Ask HN: Best 'roll-your-own' blog framework? - zengid
I <i>really</i> want to like the idea of adding more content to my blogger, or starting up a medium blog, but part of me just wants to throw together my own thing where I control it from the ground up (or at least as far as the software is concerned since it will probably be on AWS). That being said, I&#x27;m something of a server-admin n00b, and I don&#x27;t want to put up a leaky wordpress where I end up getting myself hacked by a 14 year old in Romania. What are my options?
======
indigodaddy
There are tons of tutorials online that detail workflows involving static
site/blog generators (Hugo, Hexo, Jekyll, etc) combined with Git source
control, continuous integration, and static hosting services like S3, Netlify,
etc.

Netlify even does the CI/rebuilds via Git hooks, and their free tier is
amazing.

I'd say this might be the way to go for you, as you will write your content
locally, and pretty much own the entire process, whilst not having to deal
with servers, and limited Linux admin requirements (although you may get
exposed to some of that and you will learn).

You'll also get exposed to some DevOps concepts like source control,
continuous integration, "cloudiness," and perhaps "serverless," etc.

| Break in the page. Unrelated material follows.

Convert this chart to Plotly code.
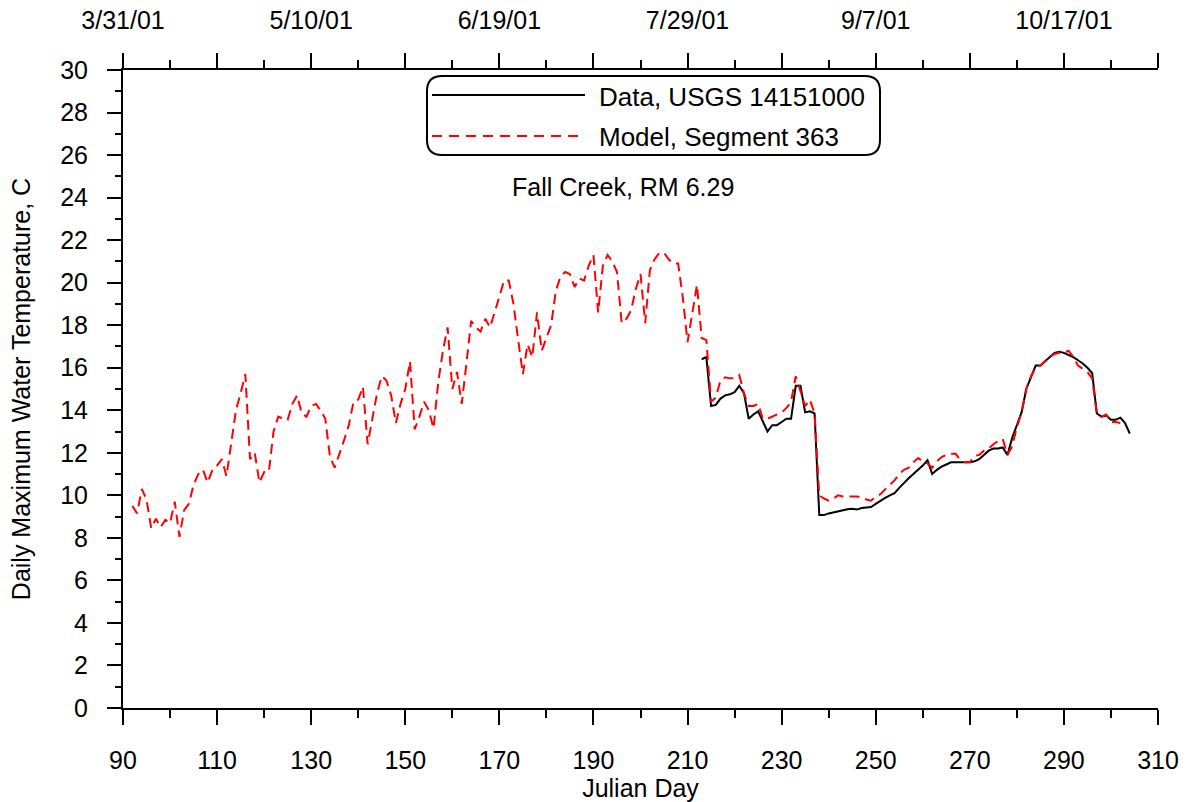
import plotly.graph_objects as go

# ---------------- data ----------------
model_days = list(range(92, 303))
model_temp = [
    9.5, 9.15, 10.3, 9.8, 8.45, 8.9, 8.5, 8.85, 8.7, 9.7,          # 92-101
    8.05, 9.3, 9.6, 10.5, 11.0, 11.2, 10.6, 11.2, 11.4, 11.7,      # 102-111
    10.9, 12.4, 14.0, 14.8, 15.7, 11.7, 12.0, 10.6, 11.1, 11.1,    # 112-121
    13.0, 13.7, 13.6, 13.55, 14.3, 14.7, 13.85, 13.7, 14.2, 14.3,  # 122-131
    14.0, 13.6, 11.8, 11.3, 11.9, 12.6, 13.3, 14.4, 14.5, 15.1,    # 132-141
    12.4, 13.7, 14.8, 15.6, 15.4, 14.7, 13.4, 14.3, 15.0, 16.3,    # 142-151
    13.1, 13.7, 14.4, 14.0, 13.15, 15.3, 16.8, 17.9, 15.0, 15.8,   # 152-161
    14.3, 16.2, 18.2, 17.9, 17.7, 18.3, 17.9, 18.6, 19.3, 20.1,    # 162-171
    20.1, 19.0, 17.3, 15.7, 17.1, 16.5, 18.6, 16.8, 17.4, 18.0,    # 172-181
    19.6, 20.3, 20.5, 20.4, 19.8, 20.2, 20.1, 20.8, 21.3, 18.6,    # 182-191
    20.8, 21.3, 21.0, 20.5, 18.1, 18.3, 18.7, 19.7, 20.4, 18.1,    # 192-201
    20.6, 21.1, 21.4, 21.4, 21.1, 20.9, 20.9, 19.3, 17.2, 18.6,    # 202-211
    19.9, 17.4, 17.3, 14.4, 14.6, 15.4, 15.55, 15.5, 15.5, 15.65,  # 212-221
    14.8, 14.2, 14.2, 14.3, 13.6, 13.6, 13.7, 13.8, 13.9, 14.1,    # 222-231
    14.4, 15.6, 14.9, 14.2, 14.5, 13.85, 10.0, 9.85, 9.75, 9.85,   # 232-241
    10.0, 9.95, 9.95, 9.95, 9.95, 9.9, 9.8, 9.75, 9.95, 10.05,     # 242-251
    10.3, 10.5, 10.7, 11.0, 11.2, 11.3, 11.55, 11.75, 11.6, 11.5,  # 252-261
    11.3, 11.6, 11.8, 11.9, 11.95, 11.95, 11.65, 11.55, 11.55, 11.85,  # 262-271
    11.9, 12.1, 12.2, 12.4, 12.55, 12.65, 11.9, 12.3, 13.2, 13.9,  # 272-281
    15.0, 15.6, 16.0, 16.1, 16.3, 16.5, 16.65, 16.7, 16.7, 16.8,   # 282-291
    16.5, 16.1, 15.95, 15.8, 15.5, 13.85, 13.7, 13.8, 13.45, 13.45, 13.4,  # 292-302
]

data_days = list(range(213, 305))
data_temp = [
    16.4, 16.5, 14.2, 14.25, 14.55, 14.7, 14.75, 14.85, 15.15, 14.8,   # 213-222
    13.6, 13.8, 13.95, 13.5, 13.0, 13.3, 13.3, 13.45, 13.6, 13.6,      # 223-232
    15.15, 15.15, 13.9, 13.95, 13.85, 9.07, 9.07, 9.15, 9.2, 9.25,     # 233-242
    9.31, 9.35, 9.37, 9.33, 9.4, 9.42, 9.45, 9.6, 9.75, 9.88,          # 243-252
    10.0, 10.1, 10.35, 10.6, 10.8, 11.0, 11.2, 11.4, 11.65, 11.0,      # 253-262
    11.2, 11.35, 11.45, 11.55, 11.55, 11.55, 11.55, 11.55, 11.6, 11.7, # 263-272
    11.9, 12.1, 12.2, 12.2, 12.25, 11.9, 12.7, 13.3, 13.9, 15.0,       # 273-282
    15.6, 16.1, 16.1, 16.3, 16.5, 16.7, 16.75, 16.7, 16.6, 16.5,       # 283-292
    16.35, 16.2, 16.0, 15.75, 13.85, 13.7, 13.75, 13.55, 13.55, 13.65, 13.4, 12.9,  # 293-304
]

x_tick_vals = list(range(90, 311, 20))
x_minor_vals = list(range(100, 311, 20))
y_tick_vals = list(range(0, 31, 2))
top_tick_vals = list(range(90, 311, 20))
top_tick_text = ["3/31/01", "", "5/10/01", "", "6/19/01", "", "7/29/01", "",
                 "9/7/01", "", "10/17/01", ""]

data_label = "Data, USGS 14151000"
model_label = "Model, Segment 363"
site_label = "Fall Creek, RM 6.29"

# ---------------- figure ----------------
FONT = "Liberation Sans, Arial, sans-serif"
FS = 25
FS_LEG = 26

L, R, T, B = 123, 1158, 70, 708
W, H = 1190, 802


def px(xp):
    return (xp - L) / (R - L)


def py(yp):
    return (B - yp) / (B - T)


fig = go.Figure()
fig.add_trace(go.Scatter(
    x=data_days, y=data_temp, mode="lines", name=data_label,
    line=dict(color="black", width=2), showlegend=False,
    xaxis="x", yaxis="y",
))
fig.add_trace(go.Scatter(
    x=model_days, y=model_temp, mode="lines", name=model_label,
    line=dict(color="#ff0000", width=2, dash="10px,6px"), showlegend=False,
    xaxis="x2", yaxis="y",
))

axis_common = dict(
    showline=True, linecolor="black", linewidth=2,
    ticks="outside", tickcolor="black", tickwidth=2,
    showgrid=False, zeroline=False, automargin=False,
    tickfont=dict(family=FONT, size=FS, color="black"),
)

fig.update_layout(
    width=W, height=H,
    margin=dict(l=L, r=W - R, t=T, b=H - B, pad=0, autoexpand=False),
    paper_bgcolor="white", plot_bgcolor="white",
    font=dict(family=FONT, size=FS, color="black"),
    xaxis=dict(
        range=[90, 310], tickmode="array", tickvals=x_tick_vals,
        ticklen=15, ticklabelstandoff=14,
        minor=dict(tickmode="array", tickvals=x_minor_vals, ticklen=8,
                   tickwidth=2, tickcolor="black", ticks="outside"),
        title=dict(text="Julian Day", font=dict(family=FONT, size=FS), standoff=6),
        **axis_common,
    ),
    xaxis2=dict(
        range=[90, 310], overlaying="x", side="top", anchor="y",
        tickmode="array", tickvals=top_tick_vals, ticktext=top_tick_text,
        ticklen=15, ticklabelstandoff=14,
        minor=dict(tickmode="array", tickvals=x_minor_vals, ticklen=8,
                   tickwidth=2, tickcolor="black", ticks="outside"),
        **axis_common,
    ),
    yaxis=dict(
        range=[0, 30], tickmode="array", tickvals=y_tick_vals,
        ticklen=14, ticklabelstandoff=14,
        minor=dict(tickmode="linear", tick0=0, dtick=1, ticklen=6,
                   tickwidth=2, tickcolor="black", ticks="outside"),
        title=dict(text="Daily Maximum Water Temperature, C",
                   font=dict(family=FONT, size=FS), standoff=22),
        **axis_common,
    ),
)

# ---- manual legend with rounded box ----
x0, x1, y0, y1, r = 427, 880, 76, 155, 15
rx, ry = r / (R - L), r / (B - T)
X0, X1, Y0, Y1 = px(x0), px(x1), py(y0), py(y1)
path = (f"M{X0 + rx},{Y0} L{X1 - rx},{Y0} Q{X1},{Y0} {X1},{Y0 - ry} "
        f"L{X1},{Y1 + ry} Q{X1},{Y1} {X1 - rx},{Y1} "
        f"L{X0 + rx},{Y1} Q{X0},{Y1} {X0},{Y1 + ry} "
        f"L{X0},{Y0 - ry} Q{X0},{Y0} {X0 + rx},{Y0} Z")
fig.add_shape(type="path", path=path, xref="paper", yref="paper",
              line=dict(color="black", width=2), fillcolor="rgba(0,0,0,0)")
fig.add_shape(type="line", xref="paper", yref="paper",
              x0=px(432), x1=px(585), y0=py(95), y1=py(95),
              line=dict(color="black", width=2))
fig.add_shape(type="line", xref="paper", yref="paper",
              x0=px(432), x1=px(585), y0=py(136), y1=py(136),
              line=dict(color="#ff0000", width=2, dash="10px,7px"))
fig.add_annotation(x=px(597), y=py(97), xref="paper", yref="paper",
                   text=data_label, showarrow=False, xanchor="left", yanchor="middle",
                   font=dict(family=FONT, size=FS_LEG, color="black"))
fig.add_annotation(x=px(597), y=py(137), xref="paper", yref="paper",
                   text=model_label, showarrow=False, xanchor="left", yanchor="middle",
                   font=dict(family=FONT, size=FS_LEG, color="black"))
fig.add_annotation(x=px(623), y=py(187), xref="paper", yref="paper",
                   text=site_label, showarrow=False, xanchor="center", yanchor="middle",
                   font=dict(family=FONT, size=FS, color="black"))

fig.write_html("out.html", config={"displayModeBar": False},
               post_script="document.body.style.margin='0';")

These are
kind of hip/kitsche buzzwords, nonetheless, these are the current tech trends,
and definitely here to stay, and the wave of the future...

------
megamindbrian2
Github Pages would allow you to organize your blog by year/month then display
it however you like: [https://pages.github.com/](https://pages.github.com/)

Uses Jekyll for template, [https://jekyllrb.com/](https://jekyllrb.com/)

I thought it would be cool to pop in
[https://ckeditor.com/](https://ckeditor.com/) in the template and then auto-
commit edits using Github's API.

------
butlersean
if you know _any_ js its really very straightforward to write a dynamic node
server based blog platform in an afternoon or two or three.

using...

node.js - for js runtime on a server express - http & routing mustache -
templates skeleton - boilerplate css so default is neat

i managed to write a seriously bad templated blog/pages server with relatively
little experience... [https://github.com/seanbutler/crispy-
system](https://github.com/seanbutler/crispy-system)